TASK PROMPT:
Return the listing below exactly, with the pictures dropped.

· · · · · · ·

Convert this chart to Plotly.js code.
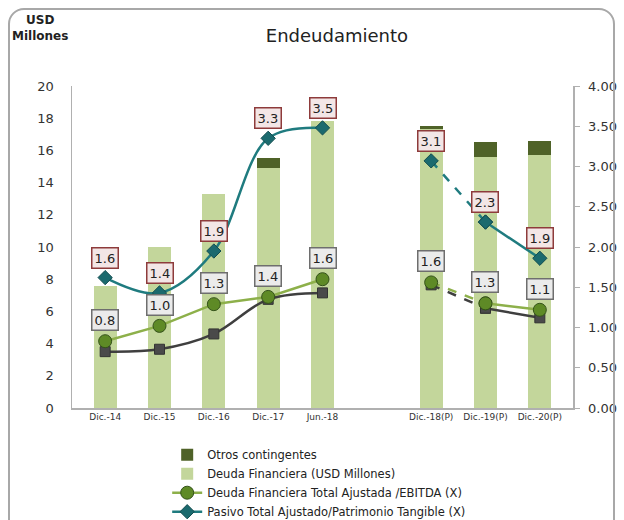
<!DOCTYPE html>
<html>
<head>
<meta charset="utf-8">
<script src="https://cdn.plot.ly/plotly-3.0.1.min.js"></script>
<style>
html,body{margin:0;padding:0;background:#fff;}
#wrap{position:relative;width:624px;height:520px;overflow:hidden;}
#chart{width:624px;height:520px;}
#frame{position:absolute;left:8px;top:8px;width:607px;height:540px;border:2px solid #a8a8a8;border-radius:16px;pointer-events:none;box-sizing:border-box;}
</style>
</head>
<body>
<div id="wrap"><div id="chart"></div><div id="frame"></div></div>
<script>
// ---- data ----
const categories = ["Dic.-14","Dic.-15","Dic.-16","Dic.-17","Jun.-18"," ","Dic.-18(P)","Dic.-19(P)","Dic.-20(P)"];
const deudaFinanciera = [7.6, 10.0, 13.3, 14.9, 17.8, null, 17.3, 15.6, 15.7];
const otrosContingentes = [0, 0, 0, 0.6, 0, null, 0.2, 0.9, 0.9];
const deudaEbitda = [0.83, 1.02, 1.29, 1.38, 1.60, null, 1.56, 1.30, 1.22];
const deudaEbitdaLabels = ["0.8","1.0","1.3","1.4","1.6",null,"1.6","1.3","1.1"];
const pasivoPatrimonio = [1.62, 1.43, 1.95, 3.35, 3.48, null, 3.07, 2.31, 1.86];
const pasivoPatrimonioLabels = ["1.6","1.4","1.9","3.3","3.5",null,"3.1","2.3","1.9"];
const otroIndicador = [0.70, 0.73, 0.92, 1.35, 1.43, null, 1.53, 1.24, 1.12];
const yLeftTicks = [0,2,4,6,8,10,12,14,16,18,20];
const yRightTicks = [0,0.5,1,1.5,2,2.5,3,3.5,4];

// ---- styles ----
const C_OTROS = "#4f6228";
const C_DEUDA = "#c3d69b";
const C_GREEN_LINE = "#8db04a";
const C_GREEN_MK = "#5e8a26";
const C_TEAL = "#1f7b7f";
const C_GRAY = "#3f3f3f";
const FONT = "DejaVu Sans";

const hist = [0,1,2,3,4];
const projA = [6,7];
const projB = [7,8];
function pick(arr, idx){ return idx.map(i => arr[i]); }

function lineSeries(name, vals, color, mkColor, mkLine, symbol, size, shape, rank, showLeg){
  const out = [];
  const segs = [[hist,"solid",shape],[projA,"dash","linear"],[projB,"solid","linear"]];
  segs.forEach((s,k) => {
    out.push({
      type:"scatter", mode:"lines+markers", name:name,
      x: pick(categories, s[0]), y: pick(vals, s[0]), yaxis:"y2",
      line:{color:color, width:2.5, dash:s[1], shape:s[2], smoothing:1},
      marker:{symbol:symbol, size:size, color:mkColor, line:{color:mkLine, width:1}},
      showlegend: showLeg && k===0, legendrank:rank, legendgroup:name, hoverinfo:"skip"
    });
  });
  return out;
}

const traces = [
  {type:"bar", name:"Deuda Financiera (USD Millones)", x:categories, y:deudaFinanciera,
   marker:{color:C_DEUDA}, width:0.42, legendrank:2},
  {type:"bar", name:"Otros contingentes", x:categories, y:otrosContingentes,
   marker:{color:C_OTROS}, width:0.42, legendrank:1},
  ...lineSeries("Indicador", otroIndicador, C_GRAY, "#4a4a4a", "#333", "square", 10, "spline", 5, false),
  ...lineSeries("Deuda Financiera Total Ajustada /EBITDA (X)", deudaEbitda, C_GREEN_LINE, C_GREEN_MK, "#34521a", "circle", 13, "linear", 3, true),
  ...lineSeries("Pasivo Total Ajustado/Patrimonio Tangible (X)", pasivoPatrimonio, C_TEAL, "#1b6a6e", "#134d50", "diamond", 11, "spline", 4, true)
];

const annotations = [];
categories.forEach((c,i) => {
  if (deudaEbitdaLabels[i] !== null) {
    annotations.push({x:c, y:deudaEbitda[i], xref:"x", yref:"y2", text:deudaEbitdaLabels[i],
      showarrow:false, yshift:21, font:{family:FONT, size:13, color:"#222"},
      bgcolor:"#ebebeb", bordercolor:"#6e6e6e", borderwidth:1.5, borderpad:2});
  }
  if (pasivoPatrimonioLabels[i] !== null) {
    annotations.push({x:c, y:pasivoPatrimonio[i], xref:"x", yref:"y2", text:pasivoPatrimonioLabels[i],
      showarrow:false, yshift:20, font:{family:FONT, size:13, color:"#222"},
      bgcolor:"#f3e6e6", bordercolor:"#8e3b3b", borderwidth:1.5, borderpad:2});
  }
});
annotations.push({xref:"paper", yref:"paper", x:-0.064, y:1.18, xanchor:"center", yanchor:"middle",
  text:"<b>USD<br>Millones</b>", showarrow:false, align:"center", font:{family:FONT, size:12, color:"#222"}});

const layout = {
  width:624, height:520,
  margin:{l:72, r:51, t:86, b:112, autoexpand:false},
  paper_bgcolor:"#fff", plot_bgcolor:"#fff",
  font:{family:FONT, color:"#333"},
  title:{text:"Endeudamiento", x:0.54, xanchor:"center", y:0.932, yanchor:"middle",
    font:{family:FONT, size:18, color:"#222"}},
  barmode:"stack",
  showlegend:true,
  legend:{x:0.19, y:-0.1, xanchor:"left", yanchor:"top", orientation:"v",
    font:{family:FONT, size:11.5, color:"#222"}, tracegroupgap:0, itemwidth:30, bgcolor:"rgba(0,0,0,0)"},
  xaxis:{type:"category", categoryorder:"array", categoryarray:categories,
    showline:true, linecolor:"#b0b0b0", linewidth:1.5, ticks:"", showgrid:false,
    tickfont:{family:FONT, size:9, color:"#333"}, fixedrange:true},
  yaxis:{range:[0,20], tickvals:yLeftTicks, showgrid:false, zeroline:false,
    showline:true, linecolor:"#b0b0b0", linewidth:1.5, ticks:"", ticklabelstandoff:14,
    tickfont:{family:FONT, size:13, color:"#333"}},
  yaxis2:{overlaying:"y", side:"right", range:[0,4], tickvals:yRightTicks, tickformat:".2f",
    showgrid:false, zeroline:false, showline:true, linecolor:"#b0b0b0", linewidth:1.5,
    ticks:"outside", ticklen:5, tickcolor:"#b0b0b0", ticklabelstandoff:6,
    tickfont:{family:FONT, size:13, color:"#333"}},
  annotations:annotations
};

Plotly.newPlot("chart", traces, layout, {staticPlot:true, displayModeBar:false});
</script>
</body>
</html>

· · · · · · ·

EXPECTED ANSWER:
Convert this chart to Plotly.js code.
<!DOCTYPE html>
<html>
<head>
<meta charset="utf-8">
<script src="https://cdn.plot.ly/plotly-3.0.1.min.js"></script>
<style>
html,body{margin:0;padding:0;background:#fff;}
#wrap{position:relative;width:624px;height:520px;overflow:hidden;}
#chart{width:624px;height:520px;}
#frame{position:absolute;left:8px;top:8px;width:607px;height:540px;border:2px solid #a8a8a8;border-radius:16px;pointer-events:none;box-sizing:border-box;}
</style>
</head>
<body>
<div id="wrap"><div id="chart"></div><div id="frame"></div></div>
<script>
// ---- data ----
const categories = ["Dic.-14","Dic.-15","Dic.-16","Dic.-17","Jun.-18"," ","Dic.-18(P)","Dic.-19(P)","Dic.-20(P)"];
const deudaFinanciera = [7.6, 10.0, 13.3, 14.9, 17.8, null, 17.3, 15.6, 15.7];
const otrosContingentes = [0, 0, 0, 0.6, 0, null, 0.2, 0.9, 0.9];
const deudaEbitda = [0.83, 1.02, 1.29, 1.38, 1.60, null, 1.56, 1.30, 1.22];
const deudaEbitdaLabels = ["0.8","1.0","1.3","1.4","1.6",null,"1.6","1.3","1.1"];
const pasivoPatrimonio = [1.62, 1.43, 1.95, 3.35, 3.48, null, 3.07, 2.31, 1.86];
const pasivoPatrimonioLabels = ["1.6","1.4","1.9","3.3","3.5",null,"3.1","2.3","1.9"];
const otroIndicador = [0.70, 0.73, 0.92, 1.35, 1.43, null, 1.53, 1.24, 1.12];
const yLeftTicks = [0,2,4,6,8,10,12,14,16,18,20];
const yRightTicks = [0,0.5,1,1.5,2,2.5,3,3.5,4];

// ---- styles ----
const C_OTROS = "#4f6228";
const C_DEUDA = "#c3d69b";
const C_GREEN_LINE = "#8db04a";
const C_GREEN_MK = "#5e8a26";
const C_TEAL = "#1f7b7f";
const C_GRAY = "#3f3f3f";
const FONT = "DejaVu Sans";

const hist = [0,1,2,3,4];
const projA = [6,7];
const projB = [7,8];
function pick(arr, idx){ return idx.map(i => arr[i]); }

function lineSeries(name, vals, color, mkColor, mkLine, symbol, size, shape, rank, showLeg){
  const out = [];
  const segs = [[hist,"solid",shape],[projA,"dash","linear"],[projB,"solid","linear"]];
  segs.forEach((s,k) => {
    out.push({
      type:"scatter", mode:"lines+markers", name:name,
      x: pick(categories, s[0]), y: pick(vals, s[0]), yaxis:"y2",
      line:{color:color, width:2.5, dash:s[1], shape:s[2], smoothing:1},
      marker:{symbol:symbol, size:size, color:mkColor, line:{color:mkLine, width:1}},
      showlegend: showLeg && k===0, legendrank:rank, legendgroup:name, hoverinfo:"skip"
    });
  });
  return out;
}

const traces = [
  {type:"bar", name:"Deuda Financiera (USD Millones)", x:categories, y:deudaFinanciera,
   marker:{color:C_DEUDA}, width:0.42, legendrank:2},
  {type:"bar", name:"Otros contingentes", x:categories, y:otrosContingentes,
   marker:{color:C_OTROS}, width:0.42, legendrank:1},
  ...lineSeries("Indicador", otroIndicador, C_GRAY, "#4a4a4a", "#333", "square", 10, "spline", 5, false),
  ...lineSeries("Deuda Financiera Total Ajustada /EBITDA (X)", deudaEbitda, C_GREEN_LINE, C_GREEN_MK, "#34521a", "circle", 13, "linear", 3, true),
  ...lineSeries("Pasivo Total Ajustado/Patrimonio Tangible (X)", pasivoPatrimonio, C_TEAL, "#1b6a6e", "#134d50", "diamond", 11, "spline", 4, true)
];

const annotations = [];
categories.forEach((c,i) => {
  if (deudaEbitdaLabels[i] !== null) {
    annotations.push({x:c, y:deudaEbitda[i], xref:"x", yref:"y2", text:deudaEbitdaLabels[i],
      showarrow:false, yshift:21, font:{family:FONT, size:13, color:"#222"},
      bgcolor:"#ebebeb", bordercolor:"#6e6e6e", borderwidth:1.5, borderpad:2});
  }
  if (pasivoPatrimonioLabels[i] !== null) {
    annotations.push({x:c, y:pasivoPatrimonio[i], xref:"x", yref:"y2", text:pasivoPatrimonioLabels[i],
      showarrow:false, yshift:20, font:{family:FONT, size:13, color:"#222"},
      bgcolor:"#f3e6e6", bordercolor:"#8e3b3b", borderwidth:1.5, borderpad:2});
  }
});
annotations.push({xref:"paper", yref:"paper", x:-0.064, y:1.18, xanchor:"center", yanchor:"middle",
  text:"<b>USD<br>Millones</b>", showarrow:false, align:"center", font:{family:FONT, size:12, color:"#222"}});

const layout = {
  width:624, height:520,
  margin:{l:72, r:51, t:86, b:112, autoexpand:false},
  paper_bgcolor:"#fff", plot_bgcolor:"#fff",
  font:{family:FONT, color:"#333"},
  title:{text:"Endeudamiento", x:0.54, xanchor:"center", y:0.932, yanchor:"middle",
    font:{family:FONT, size:18, color:"#222"}},
  barmode:"stack",
  showlegend:true,
  legend:{x:0.19, y:-0.1, xanchor:"left", yanchor:"top", orientation:"v",
    font:{family:FONT, size:11.5, color:"#222"}, tracegroupgap:0, itemwidth:30, bgcolor:"rgba(0,0,0,0)"},
  xaxis:{type:"category", categoryorder:"array", categoryarray:categories,
    showline:true, linecolor:"#b0b0b0", linewidth:1.5, ticks:"", showgrid:false,
    tickfont:{family:FONT, size:9, color:"#333"}, fixedrange:true},
  yaxis:{range:[0,20], tickvals:yLeftTicks, showgrid:false, zeroline:false,
    showline:true, linecolor:"#b0b0b0", linewidth:1.5, ticks:"", ticklabelstandoff:14,
    tickfont:{family:FONT, size:13, color:"#333"}},
  yaxis2:{overlaying:"y", side:"right", range:[0,4], tickvals:yRightTicks, tickformat:".2f",
    showgrid:false, zeroline:false, showline:true, linecolor:"#b0b0b0", linewidth:1.5,
    ticks:"outside", ticklen:5, tickcolor:"#b0b0b0", ticklabelstandoff:6,
    tickfont:{family:FONT, size:13, color:"#333"}},
  annotations:annotations
};

Plotly.newPlot("chart", traces, layout, {staticPlot:true, displayModeBar:false});
</script>
</body>
</html>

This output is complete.